Most people don’t pay much attention to the signings of AHL-level players to NHL contracts other than to complain about it. Leafs fans used to be terrified of SPC space issues, now they’re terrified of cap space issues, even though the management can add and subtract just fine. But these guys that get ignored usually get signed in the dozens, even hundreds, in free agency, and the Leafs have added... Maybe one? Joey Anderson might spend some more time in the AHL, but he’s got a lot of NHL experience that says to me he’d have to really bomb out in training camp to get cut.
There is no place to be cut to. No one is signing AHLers, either to AHL deals (the Leafs signed one of those) or NHL deals, because there is not going to be an AHL if the NHL starts in January. Let’s say for the sake of argument, the NHL figures out how to start playing January 1. The earliest likely date of an AHL start is March 1.
That means a couple of things. That’s only one - two months from the end of the European seasons, and players like Egor Korshkov and Filip Hallander can come over when they’re done and perhaps join the AHL in progress.
We have no idea what rules the NHL and NHLPA will agree to to run something like the playoff rosters with the taxi-squads of extras. We have no actual idea where the players who might be cut will go, but it might be no farther than a seat up in the Scotiabank Centre with a little sign posted reminding them to leave the mask on in case they’re on camera. That could impact who the Leafs choose to keep, and who has a lot of value in trade to teams that aren’t swimming in depth players.
The Leafs are not done. This is obvious, not from finding a fantasy cap space number to believe in, but because they have too many depth defenders who cannot be shunted around like Martin Marincin and Calle Rosen can. They have to make a trade there. They also have too many depth forwards, some costing more than others.
The two obvious tradeable players to ease the excess, clear cap space, and not really harm the Leafs’ actual value on the ice are Pierre Engvall and Justin Holl.
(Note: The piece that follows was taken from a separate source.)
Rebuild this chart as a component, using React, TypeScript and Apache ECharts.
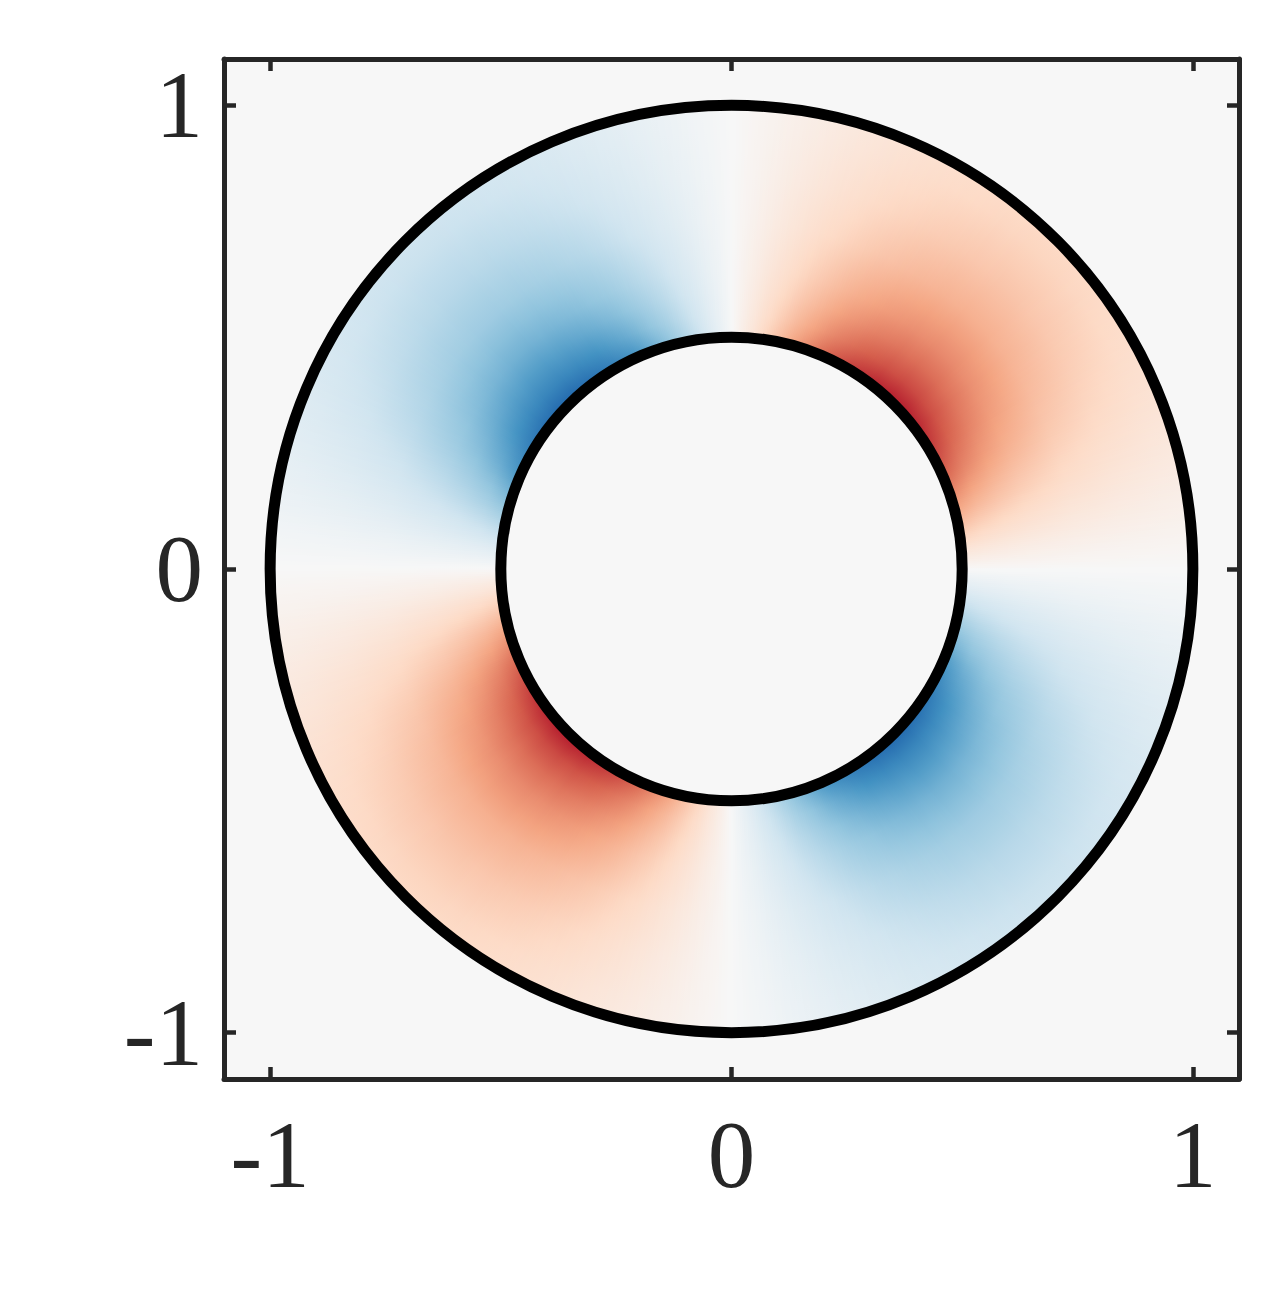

Engvall, with his little bit of waiver exemption, is really useful for the kinds of machinations a team using LTIR needs on the final day where they fiddle around getting the total cap dollars of their roster exactly how they want before they assign someone to LTIR. Engvall to Edmonton!
Holl, a right-shooting defender who can impersonate a top-four defenceman much better than Cody Ceci can, has some offensive abilities, virtually no defensive value, and he should have several teams looking to snap him up at his decent deal.
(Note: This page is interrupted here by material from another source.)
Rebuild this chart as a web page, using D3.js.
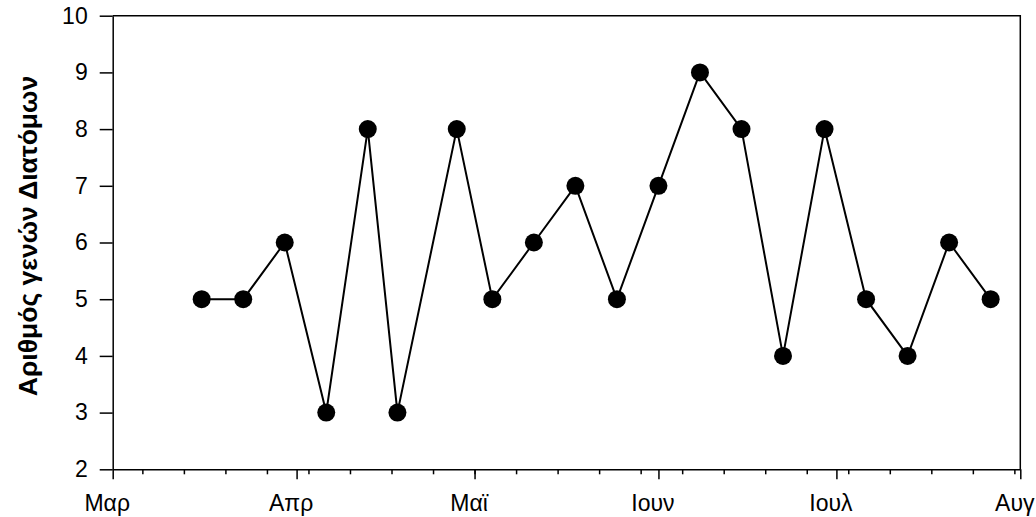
<!DOCTYPE html>
<html>
<head>
<meta charset="utf-8">
<script src="https://cdn.jsdelivr.net/npm/d3@7"></script>
<style>
  body { margin: 0; background: #fff; }
  text { font-family: "Liberation Sans", Arial, sans-serif; }
</style>
</head>
<body>
<div id="chart"></div>
<script>
// sampling dates (weekly-ish) and number of diatom genera
var dates = ["2007-03-16","2007-03-23","2007-03-30","2007-04-06","2007-04-13","2007-04-18",
             "2007-04-28","2007-05-04","2007-05-11","2007-05-18","2007-05-25","2007-06-01",
             "2007-06-08","2007-06-15","2007-06-22","2007-06-29","2007-07-06","2007-07-13",
             "2007-07-20","2007-07-27"];
var genera = [5, 5, 6, 3, 8, 3, 8, 5, 6, 7, 5, 7, 9, 8, 4, 8, 5, 4, 6, 5];
var monthLabels = ["Μαρ", "Απρ", "Μαϊ", "Ιουν", "Ιουλ", "Αυγ"];
var yTicks = [2, 3, 4, 5, 6, 7, 8, 9, 10];
var yTitle = "Αριθμός γενών Διατόμων";

var width = 1036, height = 517;
var margin = { left: 112.7, right: 15.7, top: 15.7, bottom: 47.7 };

var parse = d3.utcParse("%Y-%m-%d");
var data = dates.map(function(d, i) { return { date: parse(d), value: genera[i] }; });

var x0 = Date.UTC(2007, 2, 1), x1 = Date.UTC(2007, 7, 1);
var x = d3.scaleUtc()
    .domain([new Date(x0), new Date(x1)])
    .range([margin.left, width - margin.right]);
var y = d3.scaleLinear()
    .domain([2, 10])
    .range([height - margin.bottom, margin.top]);

var svg = d3.select("#chart").append("svg")
    .attr("width", width)
    .attr("height", height);

// frame (top and right)
svg.append("path")
    .attr("d", "M" + x.range()[0] + "," + y(10) + "H" + x.range()[1] + "V" + y(2))
    .attr("fill", "none")
    .attr("stroke", "#000")
    .attr("stroke-width", 1.5);

// minor weekly ticks
var minor = d3.utcDay.range(new Date(Date.UTC(2007, 2, 6)), new Date(x1), 7);
svg.append("g")
    .attr("transform", "translate(0," + y(2) + ")")
    .call(d3.axisBottom(x).tickValues(minor).tickSize(5).tickFormat(""))
    .call(function(g) { g.select(".domain").remove(); })
    .selectAll("line").attr("stroke-width", 1.5);

// x axis, month ticks
var months = d3.utcMonth.range(new Date(x0), new Date(x1 + 1));
var xAxis = svg.append("g")
    .attr("transform", "translate(0," + y(2) + ")")
    .call(d3.axisBottom(x).tickValues(months).tickSize(10).tickSizeOuter(0)
        .tickFormat(function(d, i) { return monthLabels[i]; }));
xAxis.select(".domain").attr("stroke-width", 1.5);
xAxis.selectAll("line").attr("stroke-width", 1.5);
xAxis.selectAll("text")
    .attr("font-size", "23px")
    .attr("font-family", "Liberation Sans, Arial, sans-serif")
    .attr("fill", "#000")
    .attr("x", -6)
    .attr("y", 25);

// y axis
var yAxis = svg.append("g")
    .attr("transform", "translate(" + margin.left + ",0)")
    .call(d3.axisLeft(y).tickValues(yTicks).tickSize(13).tickSizeOuter(0).tickPadding(12));
yAxis.select(".domain").attr("stroke-width", 1.5);
yAxis.selectAll("line").attr("stroke-width", 1.5);
yAxis.selectAll("text")
    .attr("font-size", "23px")
    .attr("font-family", "Liberation Sans, Arial, sans-serif")
    .attr("fill", "#000");

// y title
svg.append("text")
    .attr("transform", "translate(28,236) rotate(-90)")
    .attr("text-anchor", "middle")
    .attr("dy", "0.35em")
    .attr("font-size", "26.5px")
    .attr("font-weight", "bold")
    .text(yTitle);

// line and markers
var line = d3.line()
    .x(function(d) { return x(d.date); })
    .y(function(d) { return y(d.value); });

svg.append("path")
    .datum(data)
    .attr("d", line)
    .attr("fill", "none")
    .attr("stroke", "#000")
    .attr("stroke-width", 2);

svg.selectAll("circle.pt")
    .data(data)
    .enter().append("circle")
    .attr("class", "pt")
    .attr("cx", function(d) { return x(d.date); })
    .attr("cy", function(d) { return y(d.value); })
    .attr("r", 9)
    .attr("fill", "#000");
</script>
</body>
</html>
I don’t believe the Leafs are making the moves for cheap depth like Boyd and Vesey just to make cap space as some kind of thing of value in its own right. Some space to accrue to the deadline is good. But there is a line at which at team is giving away wins by leaving it unspent.
I think the Leafs are creating “flexibility” to sign another defender who is a real top-four guy, not a good seat filler.
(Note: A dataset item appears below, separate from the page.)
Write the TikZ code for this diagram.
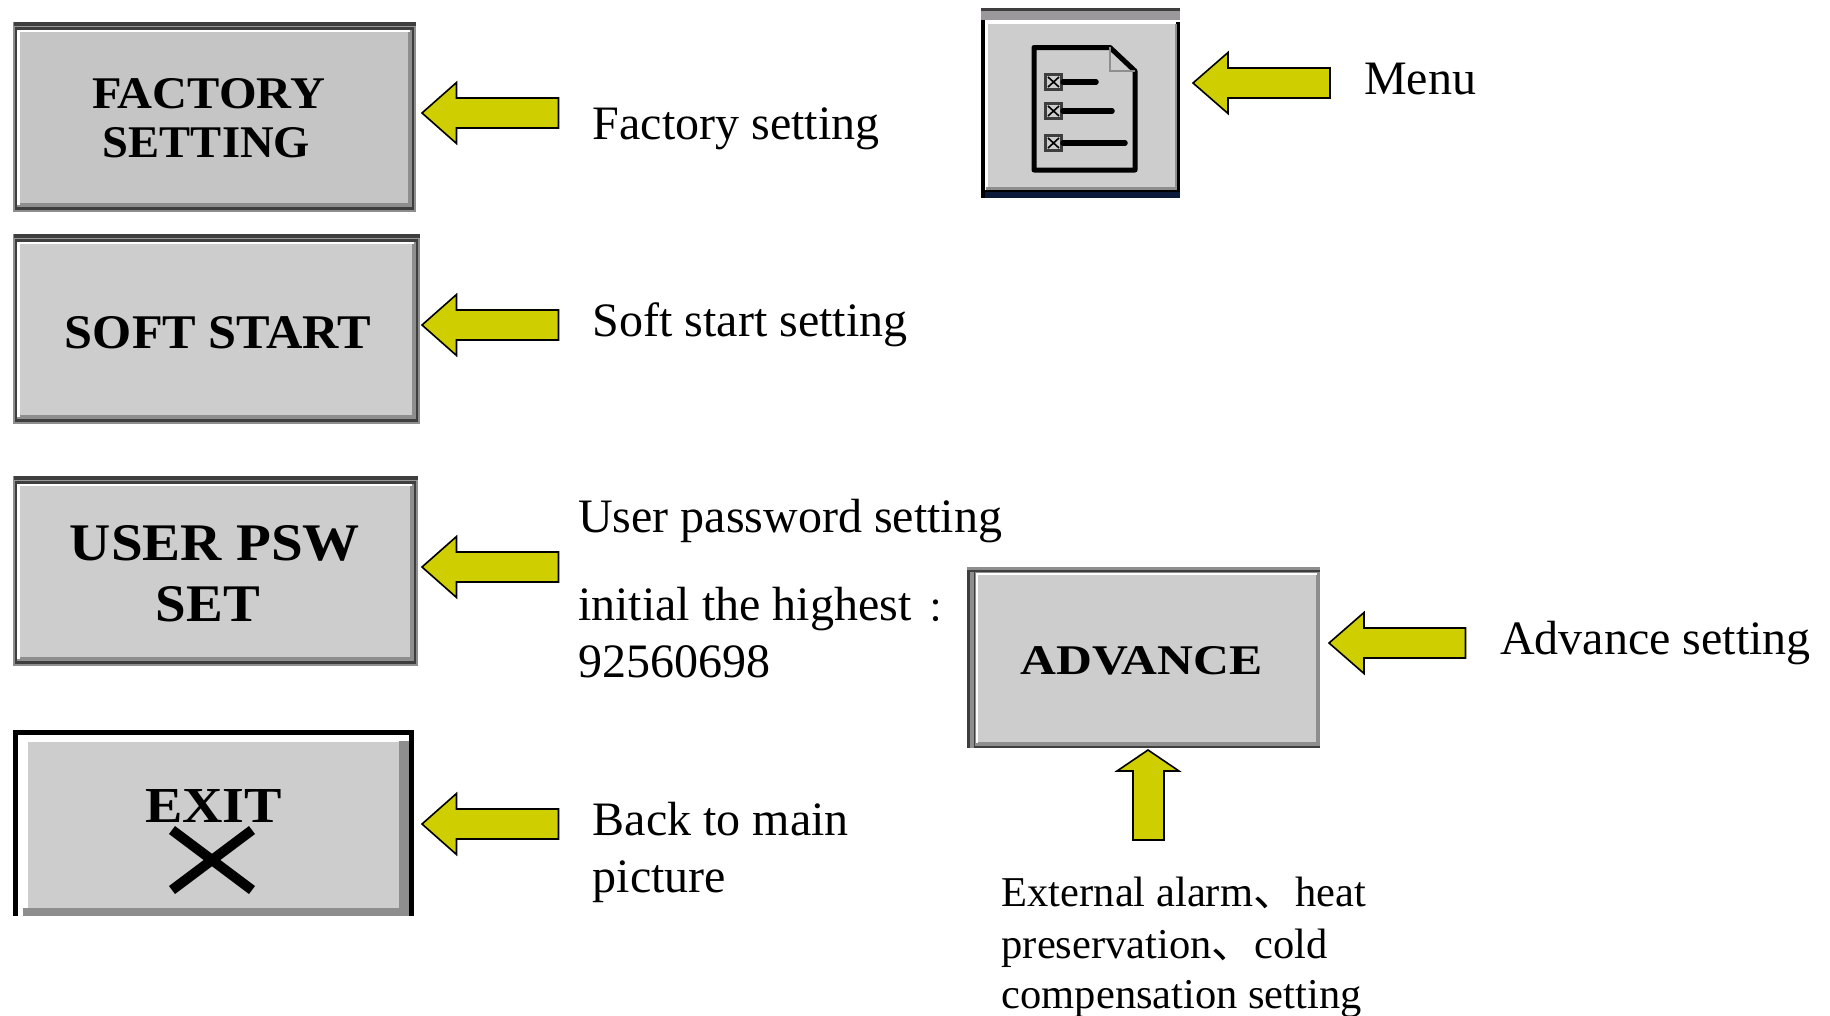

At the end of the day, I think they liked their Pietrangelo scenario so much they decided to do it for real, slice off the depth one overpaid bottom six player at a time until they had room for Pietrangelo. But instead of trying to sign him, they’ve decided to go for two defenders that will make, combined, something close to Pietrangelo’s salary. Whenever Vegas sorts themselves out enough to sign him.
That’s my bet, and so far this offseason, Dubas is surprising me more than usual, but as always: We’ll see where this goes.